See the C<GLOBAL VARIABLES> section below for details.

=head2 Bunzip2 support of arbitrary extensions.

Older versions of C</bin/bunzip2> do not support arbitrary file 
extensions and insist on a C<.bz2> suffix. Although we do our best
to guard against this, if you experience a bunzip2 error, it may
be related to this. For details, please see the C<have_old_bunzip2>
method.

=head1 GLOBAL VARIABLES

=head2 $Archive::Extract::DEBUG

Set this variable to C<true> to have all calls to command line tools
be printed out, including all their output.
This also enables C<Carp::longmess> errors, instead of the regular
C<carp> errors.

Good for tracking down why things don't work with your particular
setup.

Defaults to C<false>.

=head2 $Archive::Extract::WARN

This variable controls whether errors encountered internally by
C<Archive::Extract> should be C<carp>'d or not.

Set to false to silence warnings. Inspect the output of the C<error()>
method manually to see what went wrong.

Defaults to C<true>.

=head2 $Archive::Extract::PREFER_BIN

This variables controls whether C<Archive::Extract> should prefer the
use of perl modules, or commandline tools to extract archives.

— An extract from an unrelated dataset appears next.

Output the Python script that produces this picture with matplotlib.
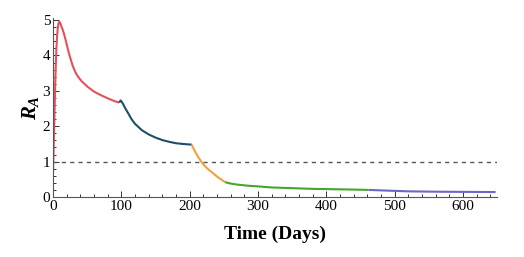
import matplotlib
matplotlib.use("Agg")
import matplotlib.pyplot as plt
from matplotlib.ticker import MultipleLocator

# piecewise R_A curve, one array pair per phase
t_phase1 = [0, 1, 2, 3, 4, 5, 6, 7, 8, 9, 10, 11, 12, 14, 16, 19, 22, 25, 29, 33, 36, 42, 51, 60, 70, 80, 90, 97]
r_phase1 = [0.7, 1.4, 2.2, 3.0, 3.7, 4.2, 4.55, 4.78, 4.9, 4.95, 4.94, 4.9, 4.84, 4.74, 4.62, 4.4, 4.16,
            3.95, 3.7, 3.52, 3.42, 3.27, 3.11, 2.98, 2.88, 2.79, 2.71, 2.67]

t_phase2 = [97, 99, 102, 106, 110, 115, 120, 130, 140, 150, 160, 170, 180, 190, 203]
r_phase2 = [2.67, 2.73, 2.65, 2.5, 2.37, 2.2, 2.07, 1.89, 1.77, 1.68, 1.61, 1.56, 1.52, 1.5, 1.48]

t_phase3 = [203, 207, 212, 217, 222, 228, 235, 242, 252]
r_phase3 = [1.48, 1.32, 1.15, 1.0, 0.88, 0.77, 0.66, 0.55, 0.42]

t_phase4 = [252, 260, 270, 285, 300, 320, 350, 380, 410, 440, 462]
r_phase4 = [0.42, 0.38, 0.35, 0.32, 0.3, 0.27, 0.25, 0.23, 0.22, 0.21, 0.2]

t_phase5 = [462, 490, 520, 560, 600, 648]
r_phase5 = [0.2, 0.18, 0.16, 0.15, 0.145, 0.14]

colors = ["#e5505b", "#1f4f68", "#f4a03a", "#45a52c", "#6a67c6"]
threshold = 1.0

plt.rcParams["font.family"] = "Liberation Serif"
plt.rcParams["mathtext.fontset"] = "custom"
plt.rcParams["mathtext.rm"] = "Liberation Serif"
plt.rcParams["mathtext.it"] = "Liberation Serif:italic:bold"

fig = plt.figure(figsize=(5.24, 2.57), dpi=100)
ax = fig.add_axes([53 / 524, 60 / 257, 444 / 524, 179 / 257])

phases = [(t_phase1, r_phase1), (t_phase2, r_phase2), (t_phase3, r_phase3),
          (t_phase4, r_phase4), (t_phase5, r_phase5)]
for (t, r), c in zip(phases, colors):
    ax.plot(t, r, color=c, lw=1.5, solid_capstyle="butt")

ax.axhline(threshold, color="#555555", lw=1.0, ls=(0, (3, 3)))

ax.set_xlim(0, 650)
ax.set_ylim(0, 5.06)
ax.xaxis.set_major_locator(MultipleLocator(100))
ax.xaxis.set_minor_locator(MultipleLocator(20))
ax.yaxis.set_major_locator(MultipleLocator(1))
ax.yaxis.set_minor_locator(MultipleLocator(0.2))
ax.tick_params(which="both", direction="in", labelsize=11, colors="#333333", labelcolor="black", width=0.7)
ax.tick_params(which="major", length=4)
ax.tick_params(which="minor", length=2)
ax.tick_params(axis="x", pad=2)
ax.tick_params(axis="y", pad=2)

for side in ["top", "right"]:
    ax.spines[side].set_visible(False)
for side in ["left", "bottom"]:
    ax.spines[side].set_color("#555555")
    ax.spines[side].set_linewidth(0.8)

ax.set_xlabel("Time (Days)", fontsize=14, fontweight="bold", labelpad=9)
ax.set_ylabel("$R_A$", fontsize=15, labelpad=1)

fig.savefig("out.png", dpi=100)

Set to C<true> to have C<Archive::Extract> prefer commandline tools.

Defaults to C<false>.

=head1 TODO

=over 4

=item Mime magic support

Maybe this module should use something like C<File::Type> to determine
the type, rather than blindly trust the suffix.

=back

=head1 BUG REPORTS

Please report bugs or other issues to E<lt>bug-archive-extract@rt.cpan.org<gt>.

=head1 AUTHOR

This module by Jos Boumans E<lt>kane@cpan.orgE<gt>.

=head1 COPYRIGHT

This library is free software; you may redistribute and/or modify it 
under the same terms as Perl itself.

=cut

# Local variables:
# c-indentation-style: bsd
# c-basic-offset: 4
# indent-tabs-mode: nil
# End:
# vim: expandtab shiftwidth=4: